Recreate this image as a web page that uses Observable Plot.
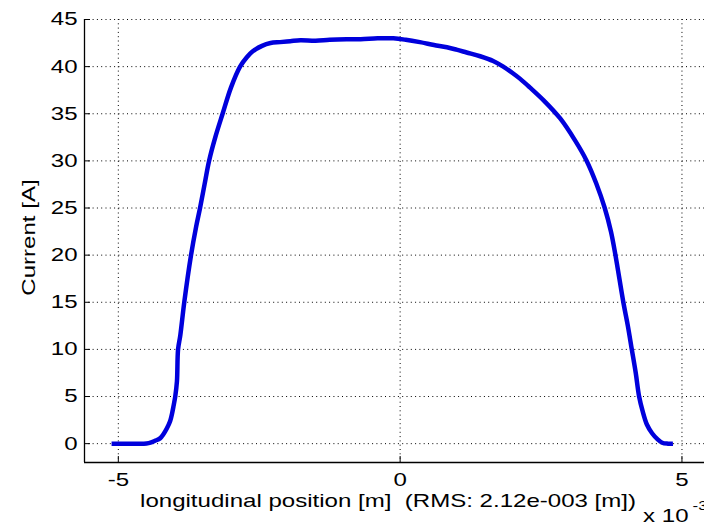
<!DOCTYPE html>
<html>
<head>
<meta charset="utf-8">
<script src="https://cdn.jsdelivr.net/npm/d3@7"></script>
<script src="https://cdn.jsdelivr.net/npm/@observablehq/plot@0.6"></script>
<style>
  html, body { margin: 0; padding: 0; background: #fff; }
</style>
</head>
<body>
<div id="chart"></div>
<script>
// Longitudinal position (units of 1e-3 m)
const position = [-5.12, -4.9, -4.7, -4.5, -4.43, -4.35, -4.26, -4.2, -4.14, -4.08, -4.05, -4.02, -3.99, -3.96, -3.94, -3.9, -3.83, -3.71, -3.62, -3.55, -3.47, -3.39, -3.28, -3.15, -3.0, -2.84, -2.72, -2.62, -2.45, -2.3, -2.13, -1.95, -1.77, -1.5, -1.25, -0.95, -0.7, -0.4, -0.12, 0.1, 0.35, 0.6, 0.83, 1.0, 1.18, 1.42, 1.65, 1.83, 2.0, 2.13, 2.3, 2.55, 2.84, 3.1, 3.31, 3.48, 3.63, 3.74, 3.82, 3.96, 4.04, 4.11, 4.18, 4.24, 4.3, 4.38, 4.47, 4.56, 4.65, 4.75, 4.84];
// Current [A]
const current = [0, 0, 0, 0.02, 0.1, 0.3, 0.56, 1.0, 1.6, 2.4, 3.1, 4.0, 5.0, 6.6, 10, 11.5, 15, 20, 23, 25, 27.5, 30, 32.5, 35, 37.8, 40, 41, 41.6, 42.2, 42.5, 42.6, 42.7, 42.8, 42.75, 42.85, 42.9, 42.9, 43.0, 43.0, 42.85, 42.6, 42.3, 42.05, 41.8, 41.5, 41.1, 40.6, 40.0, 39.3, 38.7, 37.8, 36.4, 34.5, 32.2, 30, 27.6, 25, 22.5, 20, 15, 12.5, 10, 7.5, 5, 3.5, 2, 1.1, 0.5, 0.1, 0, 0];

const xTicks = [-5, 0, 5];
const yTicks = [0, 5, 10, 15, 20, 25, 30, 35, 40, 45];
const xDomain = [-5.6, 5.4];
const yDomain = [-2, 45];
const xLabel = "longitudinal position [m]\u00a0 (RMS: 2.12e-003 [m])";
const yLabel = "Current [A]";
const scaleBase = "x 10";
const scaleExp = "-3";

const data = position.map((x, i) => ({x, y: current[i]}));
const font = "'Liberation Sans', Arial, Helvetica, sans-serif";

const plot = Plot.plot({
  width: 704,
  height: 525,
  marginLeft: 84,
  marginRight: 0,
  marginTop: 19,
  marginBottom: 63,
  style: {fontFamily: font, fontSize: "18.5px", background: "#fff", color: "#000"},
  x: {domain: xDomain, ticks: xTicks},
  y: {domain: yDomain, ticks: yTicks},
  marks: [
    Plot.gridY(yTicks, {stroke: "#000", strokeOpacity: 1, strokeDasharray: "1,3.3"}),
    Plot.gridX(xTicks, {stroke: "#000", strokeOpacity: 1, strokeDasharray: "1,3.3"}),
    Plot.ruleX([xDomain[0]], {stroke: "#000", strokeWidth: 1.3}),
    Plot.ruleY([yDomain[0]], {stroke: "#000", strokeWidth: 1.3}),
    Plot.axisY(yTicks, {tickSize: 0, tickPadding: 7, label: null, tickFormat: d => String(d)}),
    Plot.axisX(xTicks, {tickSize: 0, tickPadding: 10, label: null, tickFormat: d => String(d)}),
    Plot.axisY(yTicks, {tickSize: -6, label: null, tickFormat: () => ""}),
    Plot.axisX(xTicks, {tickSize: -6, label: null, tickFormat: () => ""}),
    Plot.line(data, {x: "x", y: "y", stroke: "#0000dc", strokeWidth: 4.5, strokeLinejoin: "round", strokeLinecap: "butt", curve: "catmull-rom"}),
    Plot.text([xLabel], {frameAnchor: "bottom", lineAnchor: "middle", textAnchor: "middle", dx: -6.5, dy: 38.5, fontSize: 18.5, fill: "#000"}),
    Plot.text([yLabel], {frameAnchor: "left", lineAnchor: "middle", textAnchor: "middle", rotate: -90, dx: -55, dy: -3.5, fontSize: 18.5, fill: "#000"}),
    Plot.text([scaleBase], {frameAnchor: "bottom-right", lineAnchor: "middle", textAnchor: "end", dx: -16, dy: 54, fontSize: 18.5, fill: "#000"}),
    Plot.text([scaleExp], {frameAnchor: "bottom-right", lineAnchor: "middle", textAnchor: "start", dx: -12, dy: 43, fontSize: 13, fill: "#000"})
  ]
});
document.getElementById("chart").appendChild(plot);

// The reference's text glyphs are rendered about 1.3x wider than Arial: stretch along baseline
plot.querySelectorAll("text").forEach(t => {
  if (t.querySelector("tspan")) return;
  const L = t.getComputedTextLength();
  if (L > 0) {
    t.setAttribute("textLength", (L * 1.3).toFixed(2));
    t.setAttribute("lengthAdjust", "spacingAndGlyphs");
  }
});
</script>
</body>
</html>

→ What the exercise asks: Reproduce all of the data exactly; the pictures do not belong in the copy.

→ The response:
Recreate this image as a web page that uses Observable Plot.
<!DOCTYPE html>
<html>
<head>
<meta charset="utf-8">
<script src="https://cdn.jsdelivr.net/npm/d3@7"></script>
<script src="https://cdn.jsdelivr.net/npm/@observablehq/plot@0.6"></script>
<style>
  html, body { margin: 0; padding: 0; background: #fff; }
</style>
</head>
<body>
<div id="chart"></div>
<script>
// Longitudinal position (units of 1e-3 m)
const position = [-5.12, -4.9, -4.7, -4.5, -4.43, -4.35, -4.26, -4.2, -4.14, -4.08, -4.05, -4.02, -3.99, -3.96, -3.94, -3.9, -3.83, -3.71, -3.62, -3.55, -3.47, -3.39, -3.28, -3.15, -3.0, -2.84, -2.72, -2.62, -2.45, -2.3, -2.13, -1.95, -1.77, -1.5, -1.25, -0.95, -0.7, -0.4, -0.12, 0.1, 0.35, 0.6, 0.83, 1.0, 1.18, 1.42, 1.65, 1.83, 2.0, 2.13, 2.3, 2.55, 2.84, 3.1, 3.31, 3.48, 3.63, 3.74, 3.82, 3.96, 4.04, 4.11, 4.18, 4.24, 4.3, 4.38, 4.47, 4.56, 4.65, 4.75, 4.84];
// Current [A]
const current = [0, 0, 0, 0.02, 0.1, 0.3, 0.56, 1.0, 1.6, 2.4, 3.1, 4.0, 5.0, 6.6, 10, 11.5, 15, 20, 23, 25, 27.5, 30, 32.5, 35, 37.8, 40, 41, 41.6, 42.2, 42.5, 42.6, 42.7, 42.8, 42.75, 42.85, 42.9, 42.9, 43.0, 43.0, 42.85, 42.6, 42.3, 42.05, 41.8, 41.5, 41.1, 40.6, 40.0, 39.3, 38.7, 37.8, 36.4, 34.5, 32.2, 30, 27.6, 25, 22.5, 20, 15, 12.5, 10, 7.5, 5, 3.5, 2, 1.1, 0.5, 0.1, 0, 0];

const xTicks = [-5, 0, 5];
const yTicks = [0, 5, 10, 15, 20, 25, 30, 35, 40, 45];
const xDomain = [-5.6, 5.4];
const yDomain = [-2, 45];
const xLabel = "longitudinal position [m]\u00a0 (RMS: 2.12e-003 [m])";
const yLabel = "Current [A]";
const scaleBase = "x 10";
const scaleExp = "-3";

const data = position.map((x, i) => ({x, y: current[i]}));
const font = "'Liberation Sans', Arial, Helvetica, sans-serif";

const plot = Plot.plot({
  width: 704,
  height: 525,
  marginLeft: 84,
  marginRight: 0,
  marginTop: 19,
  marginBottom: 63,
  style: {fontFamily: font, fontSize: "18.5px", background: "#fff", color: "#000"},
  x: {domain: xDomain, ticks: xTicks},
  y: {domain: yDomain, ticks: yTicks},
  marks: [
    Plot.gridY(yTicks, {stroke: "#000", strokeOpacity: 1, strokeDasharray: "1,3.3"}),
    Plot.gridX(xTicks, {stroke: "#000", strokeOpacity: 1, strokeDasharray: "1,3.3"}),
    Plot.ruleX([xDomain[0]], {stroke: "#000", strokeWidth: 1.3}),
    Plot.ruleY([yDomain[0]], {stroke: "#000", strokeWidth: 1.3}),
    Plot.axisY(yTicks, {tickSize: 0, tickPadding: 7, label: null, tickFormat: d => String(d)}),
    Plot.axisX(xTicks, {tickSize: 0, tickPadding: 10, label: null, tickFormat: d => String(d)}),
    Plot.axisY(yTicks, {tickSize: -6, label: null, tickFormat: () => ""}),
    Plot.axisX(xTicks, {tickSize: -6, label: null, tickFormat: () => ""}),
    Plot.line(data, {x: "x", y: "y", stroke: "#0000dc", strokeWidth: 4.5, strokeLinejoin: "round", strokeLinecap: "butt", curve: "catmull-rom"}),
    Plot.text([xLabel], {frameAnchor: "bottom", lineAnchor: "middle", textAnchor: "middle", dx: -6.5, dy: 38.5, fontSize: 18.5, fill: "#000"}),
    Plot.text([yLabel], {frameAnchor: "left", lineAnchor: "middle", textAnchor: "middle", rotate: -90, dx: -55, dy: -3.5, fontSize: 18.5, fill: "#000"}),
    Plot.text([scaleBase], {frameAnchor: "bottom-right", lineAnchor: "middle", textAnchor: "end", dx: -16, dy: 54, fontSize: 18.5, fill: "#000"}),
    Plot.text([scaleExp], {frameAnchor: "bottom-right", lineAnchor: "middle", textAnchor: "start", dx: -12, dy: 43, fontSize: 13, fill: "#000"})
  ]
});
document.getElementById("chart").appendChild(plot);

// The reference's text glyphs are rendered about 1.3x wider than Arial: stretch along baseline
plot.querySelectorAll("text").forEach(t => {
  if (t.querySelector("tspan")) return;
  const L = t.getComputedTextLength();
  if (L > 0) {
    t.setAttribute("textLength", (L * 1.3).toFixed(2));
    t.setAttribute("lengthAdjust", "spacingAndGlyphs");
  }
});
</script>
</body>
</html>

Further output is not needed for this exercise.